**Optional**

Run the first cell if you want to interact with huggingface_hub

In [None]:
from huggingface_hub import notebook_login

notebook_login()

**DEALING WITH DATA FIRST**

The first step is to import the data and preprocess it to a format that can be used by the model

We use the Situations With Adversarial Generations (SWAG) dataset - https://rowanzellers.com/swag/ 

Here we import the dataset from the Datasets library of hugging face. 

Use 'pip install datasets' to install the library.

In [None]:
from datasets import load_dataset

In [None]:
swag = load_dataset("swag", "regular", trust_remote_code=True)

**TOKENIZE DATA**

We have to convert the dataset to a format that a Language Model can understand. Very similar to how we learn grammar, a language model has its own grammar and vocabulary based on the architecture.

Since we are using BERT, we will use the Tokenizer of bert-base-uncased.

I find it easy to use the transformer library of Hugging Face where they provide AutoTokenizer function that will automatically pick up the tokenizer depending on the model_id we choose. 

Use 'pip install transformers' to install the library.

<font color=red>**WARNING** </font>

If you get a warning that PyTorch/TensorFlow is not installed in your system, first install the cuda supported version of them.

I have used pytorch here. One way to install pytorch would be to open the anaconda prompt and do the following: -

conda create -n [enter your virtual environment name here] python=[enter the version of python you want to create your virtual environment for]

conda activate [virtual env name]

Install pytorch with cuda support (**very important if you have gpu and want to use it**) - https://pytorch.org/get-started/locally/

conda deactivate (To exit the virtual environment)

Use the virtual env in your IDE/Terminal for the next steps

In [None]:
from transformers import AutoTokenizer, AutoModelForMultipleChoice
tokenizer = AutoTokenizer.from_pretrained('bert-base-uncased')
model = AutoModelForMultipleChoice.from_pretrained('bert-base-uncased')

In [None]:
swag

**HOW DOES THE DATASET LOOK AND HOW TO PREPROCESS?**

If you have run the above cell, you will see that the swag dataset has several id's, startphrase, sent1, sent2, ending0, ending1, ending2, ending3, and label.
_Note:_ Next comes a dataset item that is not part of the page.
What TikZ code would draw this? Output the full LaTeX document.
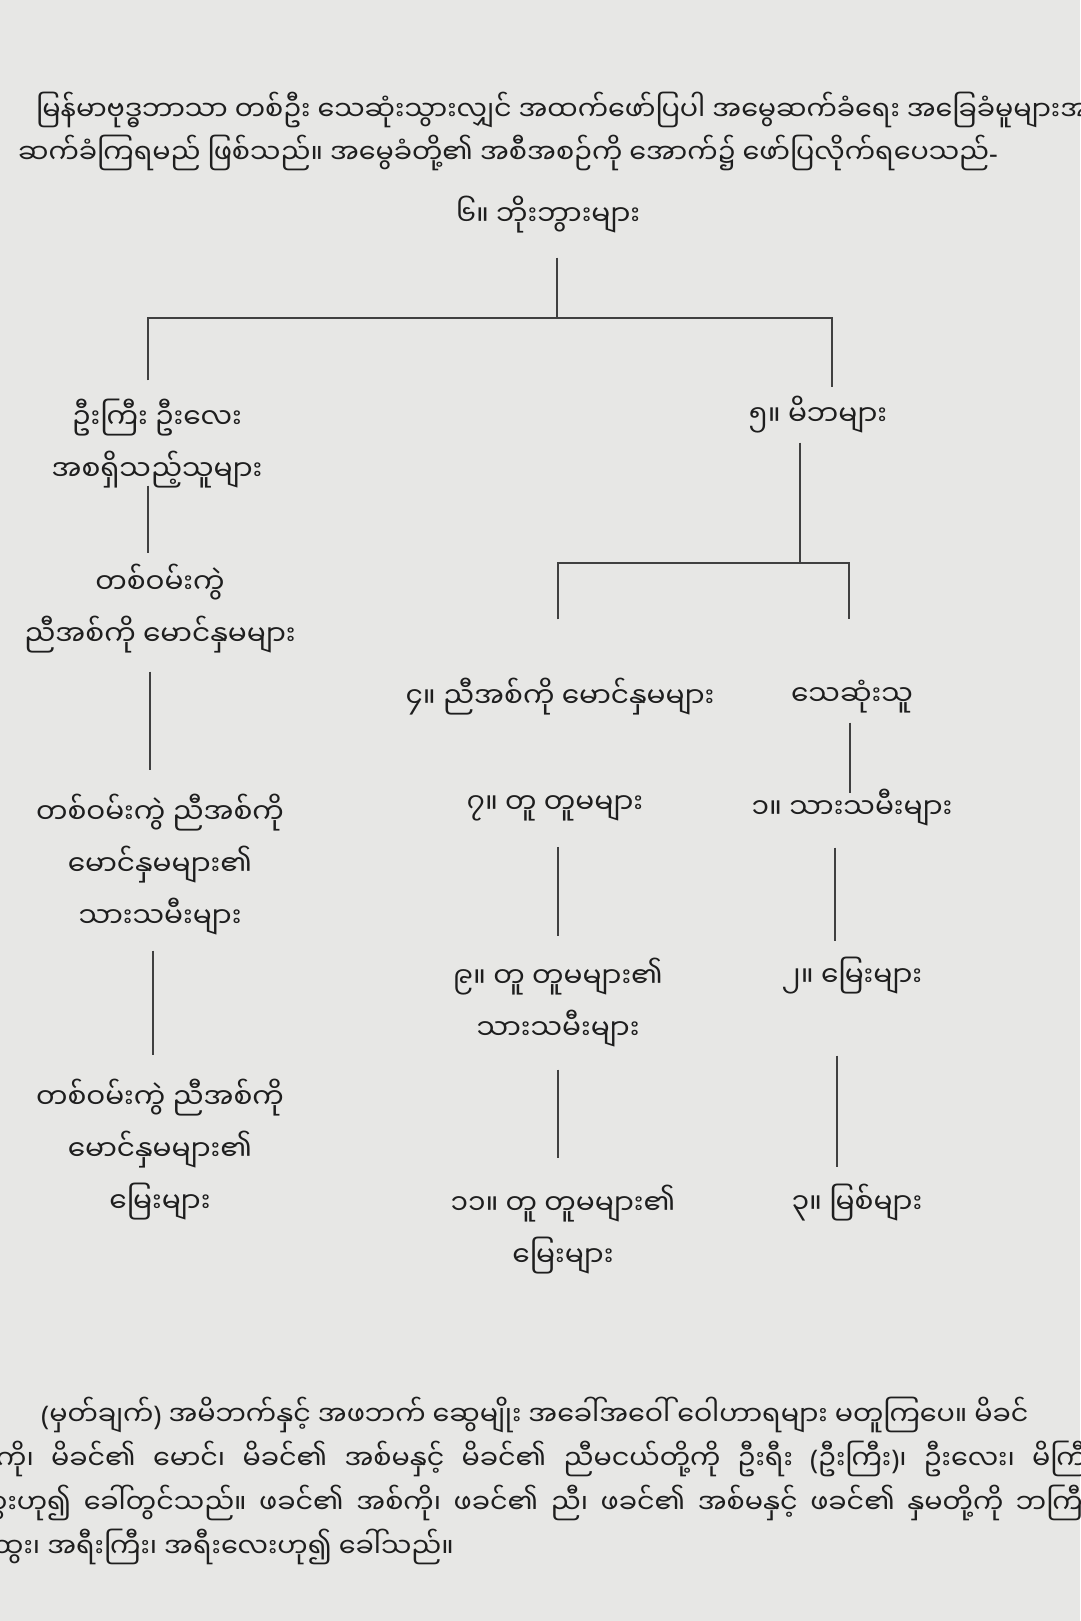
\documentclass[tikz,border=0pt]{standalone}
\usepackage{fontspec}
\newfontfamily\mya[Script=Myanmar]{Noto Sans Myanmar UI}
\newfontfamily\latn{Noto Sans}
\definecolor{paper}{RGB}{231,231,229}
\definecolor{ink}{RGB}{30,30,30}

\begin{document}
\begin{tikzpicture}
        [x=1pt,y=-1pt,every node/.style={font=\mya\fontsize{28}{52}\selectfont, text=ink, align=center, inner sep=9pt},
         para/.style={anchor=west, align=left, inner sep=0pt, font=\mya\fontsize{27}{44}\selectfont},
         link/.style={draw=ink!85, line width=1.7pt}]
      \fill[paper] (0,0) rectangle (1080,1621);
      \useasboundingbox (0,0) rectangle (1080,1621);

      % text above the chart
      \node[para] (intro1) at (36,110) {မြန်မာဗုဒ္ဓဘာသာ တစ်ဦး သေဆုံးသွားလျှင် အထက်ဖော်ပြပါ အမွေဆက်ခံရေး အခြေခံမူများအရ};
      \node[para] (intro2) at (18,153) {ဆက်ခံကြရမည် ဖြစ်သည်။ အမွေခံတို့၏ အစီအစဉ်ကို အောက်၌ ဖော်ပြလိုက်ရပေသည်{\latn-}};

      % heirs
      \node (n6) at (548,215) {၆။ ဘိုးဘွားများ};
      \node (uncle) at (157,444) {ဦးကြီး ဦးလေး\\အစရှိသည့်သူများ};
      \node (cousin) at (160,609) {တစ်ဝမ်းကွဲ\\ညီအစ်ကို မောင်နှမများ};
      \node (cchild) at (160,865) {တစ်ဝမ်းကွဲ ညီအစ်ကို\\မောင်နှမများ၏\\သားသမီးများ};
      \node (cgrand) at (160,1150) {တစ်ဝမ်းကွဲ ညီအစ်ကို\\မောင်နှမများ၏\\မြေးများ};
      \node (n5) at (818,415) {၅။ မိဘများ};
      \node (n4) at (560,697) {၄။ ညီအစ်ကို မောင်နှမများ};
      \node (dead) at (852,697) {သေဆုံးသူ};
      \node (n7) at (555,808) {၇။ တူ တူမများ};
      \node (n1) at (852,808) {၁။ သားသမီးများ};
      \node (n9) at (558,1003) {၉။ တူ တူမများ၏\\သားသမီးများ};
      \node (n2) at (852,976) {၂။ မြေးများ};
      \node (n11) at (563,1230) {၁၁။ တူ တူမများ၏\\မြေးများ};
      \node (n3) at (857,1203) {၃။ မြစ်များ};

      \coordinate (jtop) at (557,318);
      \coordinate (jmid) at (800,563);

      \draw[link, shorten <=15pt] (n6.south -| jtop) -- (jtop);
      \draw[link, shorten <=10pt] ([xshift=-9pt]uncle.north) |- (jtop) -| ([xshift=14pt]n5.north);
      \draw[link] (n5.south -| jmid) -- (jmid);
      \draw[link, shorten <=50pt, shorten >=52pt] ([xshift=-2pt]n4.north) |- (jmid) -| ([xshift=-3pt]dead.north);
      \foreach \from/\to/\dx/\sa/\sb in {uncle/cousin/-9pt/-12pt/2pt, cousin/cchild/-10pt/9pt/15pt,
                                         cchild/cgrand/-7pt/6pt/15pt, dead/n1/-2pt/0pt/-13pt,
                                         n7/n9/3pt/17pt/13pt, n9/n11/0pt/13pt/18pt,
                                         n1/n2/-17pt/12pt/7pt, n2/n3/-15pt/52pt/8pt}
        \draw[link, shorten <=\sa, shorten >=\sb] ([xshift=\dx]\from.south) -- ([xshift=\dx]\from.south |- \to.north);

      % note below the chart
      \node[para] (note1) at (41,1415) {{\latn(}မှတ်ချက်{\latn)} အမိဘက်နှင့် အဖဘက် ဆွေမျိုး အခေါ်အဝေါ် ဝေါဟာရများ မတူကြပေ။ မိခင်};
      \node[para] (note2) at (-4,1459) {\makebox[1100pt][s]{ကို၊ မိခင်၏ မောင်၊ မိခင်၏ အစ်မနှင့် မိခင်၏ ညီမငယ်တို့ကို ဦးရီး {\latn(}ဦးကြီး{\latn)}၊ ဦးလေး၊ မိကြီး}};
      \node[para] (note3) at (-58,1503) {\makebox[1150pt][s]{မိထွေးဟု၍ ခေါ်တွင်သည်။ ဖခင်၏ အစ်ကို၊ ဖခင်၏ ညီ၊ ဖခင်၏ အစ်မနှင့် ဖခင်၏ နှမတို့ကို ဘကြီး}};
      \node[para] (note4) at (-54,1547) {ဘထွေး၊ အရီးကြီး၊ အရီးလေးဟု၍ ခေါ်သည်။};
    \end{tikzpicture}
\end{document}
This is where we have to be careful, depending on the task we have to preprocess our data. The problem that I want to solve is to fine tune BERT to predict an ending for sent2. The way I want to train BERT is the following: 

1) Input - sent1+sent2+ending_i , sent1+sent2+ending_j, we do this for all pair of endings but manually make sure that the correct answer exists in the pair.

2) Loss - We then calculate loss between the prediction of BERT and the true label and update gradients.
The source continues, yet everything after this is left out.